The script by the trio behind “The Gentlemen,” Ritchie, Ivan Atkinson and, Marn Davies starts with a slow brew, bringing details into the picture, like pieces of a puzzle. The humor is less front and center than was present in “The Gentlemen,” yielding a solid and dangerous drama that unfolds.

Ritchie doesn’t waste an inch of his film with details that the audience doesn’t need to know, and yet, Statham remains a chameleon; the cast he’s surrounded with are the beefy, bulky type guys you don’t want to mess with. But, as “H” begins his journey, we know he’s looking for something, that he’s able to do a whole lot more than just the basics. His relationship with Holt McCallany’s Bullet demonstrates this effort by Richie to ease us into this world. The relationship between H and Bullet is one of comradery – there’s an understanding between the two men, a code if you will.

Based on the 2004 French film, Le Convoyeur, Ritchie also keeps us on our toes, continuing with a non-linear line of storytelling, which works in making “Wrath of Man” seem like a bigger story than it actually is. By focusing on Ritchie’s character and his story, the details are layered on, giving rise to an action pic the likes I haven’t seen since 2020.

Unlike Ritchie’s other films, however, and perhaps its more to do with the supporting actors that inhabit the roles rather than the roles themselves, the secondary characters are less important. Eddie Marsan and Josh Hartnett lighten things up at the office just a bit, especially Marsan, who I like seeing on screen.
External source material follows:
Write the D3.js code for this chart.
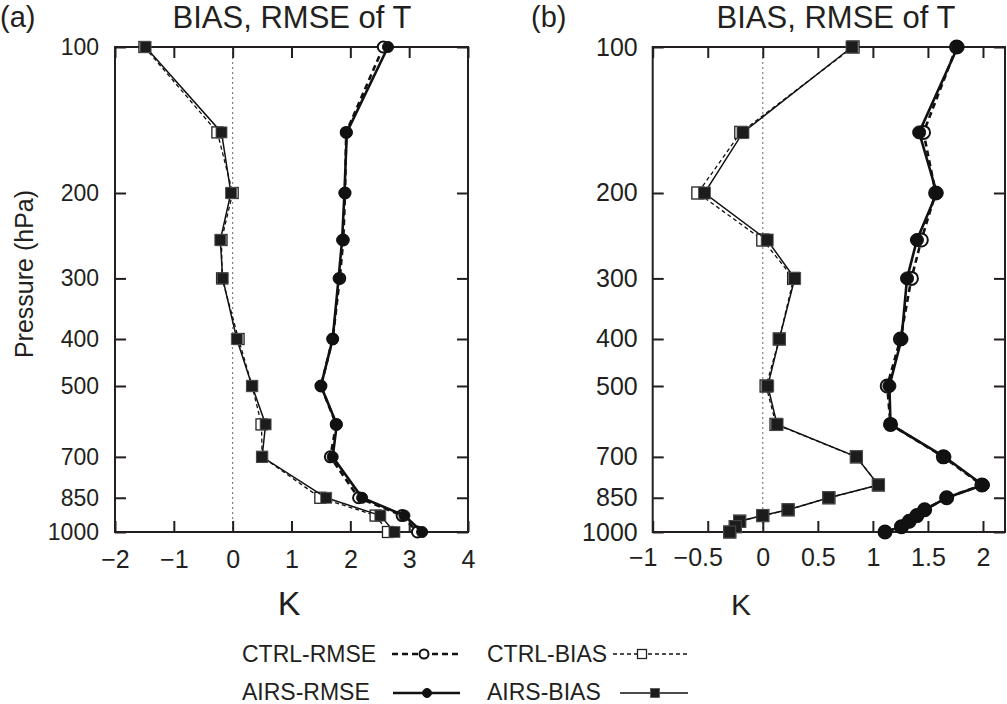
<!DOCTYPE html>
<html>
<head>
<meta charset="utf-8">
<script src="https://cdn.jsdelivr.net/npm/d3@7"></script>
<style>
  body { margin: 0; background: #fff; }
  svg { font-family: "Liberation Sans", Arial, sans-serif; fill: #231f20; }
  .frame { fill: none; stroke: #231f20; stroke-width: 2; }
  .tick line { stroke: #231f20; stroke-width: 2; }
  .zero { stroke: #666; stroke-width: 1; stroke-dasharray: 2,3; }
</style>
</head>
<body>
<div id="wrapper"></div>
<script>
// DATA: pressure levels (hPa) and temperature stats (K)
const levelsA = [100, 150, 200, 250, 300, 400, 500, 600, 700, 850, 925, 1000];
const ctrlRmseA = [2.56, 1.93, 1.91, 1.88, 1.82, 1.70, 1.50, 1.76, 1.66, 2.14, 2.88, 3.14];
const airsRmseA = [2.64, 1.94, 1.90, 1.86, 1.80, 1.70, 1.50, 1.77, 1.70, 2.20, 2.92, 3.22];
const ctrlBiasA = [-1.50, -0.26, 0.00, -0.19, -0.18, 0.10, 0.33, 0.49, 0.50, 1.49, 2.43, 2.64];
const airsBiasA = [-1.48, -0.19, -0.03, -0.21, -0.17, 0.07, 0.33, 0.56, 0.50, 1.59, 2.51, 2.75];

const levelsB = [100, 150, 200, 250, 300, 400, 500, 600, 700, 800, 850, 900, 925, 950, 975, 1000];
const ctrlRmseB = [1.76, 1.46, 1.57, 1.44, 1.35, 1.25, 1.13, 1.16, 1.64, 1.99, 1.67, 1.47, 1.40, 1.33, 1.26, 1.11];
const airsRmseB = [1.77, 1.42, 1.58, 1.40, 1.31, 1.26, 1.15, 1.16, 1.65, 2.00, 1.67, 1.47, 1.40, 1.33, 1.26, 1.11];
const ctrlBiasB = [0.82, -0.20, -0.59, 0.00, 0.28, 0.15, 0.03, 0.12, 0.85, 1.05, 0.60, 0.23, 0.00, -0.21, -0.25, -0.30];
const airsBiasB = [0.81, -0.18, -0.53, 0.04, 0.29, 0.15, 0.045, 0.13, 0.85, 1.05, 0.60, 0.23, 0.00, -0.21, -0.25, -0.30];

const pressureTicks = [100, 200, 300, 400, 500, 700, 850, 1000];
const xTicksA = [-2, -1, 0, 1, 2, 3, 4];
const xTicksB = [-1, -0.5, 0, 0.5, 1, 1.5, 2];
const seriesNames = ["CTRL-RMSE", "CTRL-BIAS", "AIRS-RMSE", "AIRS-BIAS"];

// styles per series
const styles = {
  "CTRL-RMSE": { dash: "6,4", width: 2.6, marker: "circle", filled: false },
  "AIRS-RMSE": { dash: null, width: 2.6, marker: "circle", filled: true },
  "CTRL-BIAS": { dash: "4,3", width: 1.3, marker: "square", filled: false },
  "AIRS-BIAS": { dash: null, width: 1.5, marker: "square", filled: true }
};

const svg = d3.select("#wrapper").append("svg")
  .attr("width", 1007)
  .attr("height", 704);

function drawMarker(g, kind, filled, cx, cy, size) {
  if (kind === "circle") {
    g.append("circle")
      .attr("cx", cx).attr("cy", cy).attr("r", size / 2)
      .attr("fill", filled ? "#111" : "#fff")
      .attr("stroke", "#111")
      .attr("stroke-width", filled ? 1 : 2);
  } else {
    g.append("rect")
      .attr("x", cx - size / 2).attr("y", cy - size / 2)
      .attr("width", size).attr("height", size)
      .attr("fill", filled ? "#1c1c1c" : "#fff")
      .attr("stroke", filled ? "#555" : "#222")
      .attr("stroke-width", filled ? 0.8 : 1.3);
  }
}

function drawPanel(p) {
  const x = d3.scaleLinear().domain(p.xDomain).range([p.left, p.right]);
  const y = d3.scaleLog().domain([100, 1000]).range([p.top, p.bottom]);
  const g = svg.append("g");

  // zero line
  g.append("line").attr("class", "zero")
    .attr("x1", x(0)).attr("x2", x(0))
    .attr("y1", p.top).attr("y2", p.bottom);

  // axes with inward ticks
  const bottom = g.append("g")
    .attr("transform", `translate(0,${p.bottom})`)
    .call(d3.axisBottom(x).tickValues(p.xTicks).tickSize(-11).tickPadding(p.xPad)
      .tickFormat(d3.format("")));
  bottom.selectAll("text").style("font-size", p.xFont + "px").attr("fill", "#231f20");
  if (p.shiftMinus) {
    bottom.selectAll("text").filter(d => d < 0).attr("dx", "-0.4em");
  }

  g.append("g")
    .attr("transform", `translate(0,${p.top})`)
    .call(d3.axisTop(x).tickValues(p.xTicks).tickSize(-11).tickFormat(""));

  const left = g.append("g")
    .attr("transform", `translate(${p.left},0)`)
    .call(d3.axisLeft(y).tickValues(pressureTicks).tickSize(-11).tickPadding(p.yPad)
      .tickFormat(d3.format("d")));
  left.selectAll("text").style("font-size", p.yFont + "px").attr("fill", "#231f20");

  g.append("g")
    .attr("transform", `translate(${p.right},0)`)
    .call(d3.axisRight(y).tickValues(pressureTicks).tickSize(-11).tickFormat(""));

  g.selectAll(".domain").remove();
  g.selectAll(".tick text").attr("font-family", null);
  g.selectAll(".tick line").attr("stroke", null);

  g.append("rect").attr("class", "frame")
    .attr("x", p.left).attr("y", p.top)
    .attr("width", p.right - p.left).attr("height", p.bottom - p.top);

  // series: CTRL drawn first, AIRS on top
  const order = ["CTRL-BIAS", "CTRL-RMSE", "AIRS-BIAS", "AIRS-RMSE"];
  order.forEach(name => {
    const s = styles[name];
    const vals = p.series[name];
    const pts = p.levels.map((lev, i) => [x(vals[i]), y(lev)]);
    g.append("path")
      .attr("d", d3.line()(pts))
      .attr("fill", "none")
      .attr("stroke", "#111")
      .attr("stroke-width", s.width)
      .attr("stroke-dasharray", s.dash);
    const mg = g.append("g");
    const size = s.marker === "circle" ? p.circleSize : p.squareSize;
    pts.forEach(pt => drawMarker(mg, s.marker, s.filled, pt[0], pt[1], size));
  });

  // texts
  svg.append("text").attr("x", p.labelX).attr("y", 27)
    .style("font-size", "29px").text(p.label);
  svg.append("text").attr("x", p.titleX).attr("y", 28)
    .attr("text-anchor", "middle")
    .style("font-size", "31px").text("BIAS, RMSE of T");
  svg.append("text").attr("x", p.kX).attr("y", 615)
    .attr("text-anchor", "middle")
    .style("font-size", p.kFont + "px").text("K");
  if (p.yTitle) {
    svg.append("text")
      .attr("transform", "translate(33,274) rotate(-90)")
      .attr("text-anchor", "middle")
      .style("font-size", "25px").text(p.yTitle);
  }
}

drawPanel({
  label: "(a)", labelX: 0, titleX: 292, yTitle: "Pressure (hPa)",
  left: 115, right: 468, top: 47, bottom: 532,
  xDomain: [-2, 4], xTicks: xTicksA,
  xFont: 25, xPad: 18, yFont: 23, yPad: 16,
  shiftMinus: false, kX: 289, kFont: 34,
  circleSize: 11, squareSize: 11,
  levels: levelsA,
  series: {
    "CTRL-RMSE": ctrlRmseA, "AIRS-RMSE": airsRmseA,
    "CTRL-BIAS": ctrlBiasA, "AIRS-BIAS": airsBiasA
  }
});

drawPanel({
  label: "(b)", labelX: 531, titleX: 836,
  left: 652.7, right: 1005, top: 47, bottom: 532,
  xDomain: [-1, 2.2], xTicks: xTicksB,
  xFont: 25, xPad: 16, yFont: 25, yPad: 15,
  shiftMinus: true, kX: 741, kFont: 30,
  circleSize: 13, squareSize: 12,
  levels: levelsB,
  series: {
    "CTRL-RMSE": ctrlRmseB, "AIRS-RMSE": airsRmseB,
    "CTRL-BIAS": ctrlBiasB, "AIRS-BIAS": airsBiasB
  }
});

// LEGEND
const legendPos = {
  "CTRL-RMSE": { tx: 242, ty: 662, x1: 392, x2: 460, mx: 424, my: 654 },
  "CTRL-BIAS": { tx: 487, ty: 662, x1: 613, x2: 688, mx: 642, my: 654 },
  "AIRS-RMSE": { tx: 242, ty: 700, x1: 393, x2: 460, mx: 427, my: 693 },
  "AIRS-BIAS": { tx: 487, ty: 700, x1: 620, x2: 688, mx: 655, my: 693 }
};
const legend = svg.append("g");
seriesNames.forEach(name => {
  const s = styles[name];
  const lp = legendPos[name];
  legend.append("text").attr("x", lp.tx).attr("y", lp.ty)
    .style("font-size", "23px").text(name);
  legend.append("line")
    .attr("x1", lp.x1).attr("x2", lp.x2)
    .attr("y1", lp.my).attr("y2", lp.my)
    .attr("stroke", "#111")
    .attr("stroke-width", s.width)
    .attr("stroke-dasharray", s.dash);
  drawMarker(legend, s.marker, s.filled, lp.mx, lp.my, 9);
});
</script>
</body>
</html>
The way that Alan Stewart keeps his camera moving in a scene, a fluidity if you will, “The Wrath of Man” moves and never really loses steam making the unimportant thusly important; Scott Eastwood as Jan is very much his dad, carrying himself with a look instead of a word. Statham and Eastwood share a scene together and you’d think that Sergio Leone had risen from his grave and shot a classic moment from “The Good, the Bad, and the Ugly.” The acting, the characterizations, and the technical achievements are so refined that all we need to do is focus on Jason Statham and not much else.

“Wrath of Man” will have you tied to your seat. You’ll probably leave the theater like you were run over by the trucks used to move the cash and that’s a good thing. Guy Ritchie is in fine form and so is Jason Statham. As a matter of fact, I’m ordering up a ticket to catch the film again.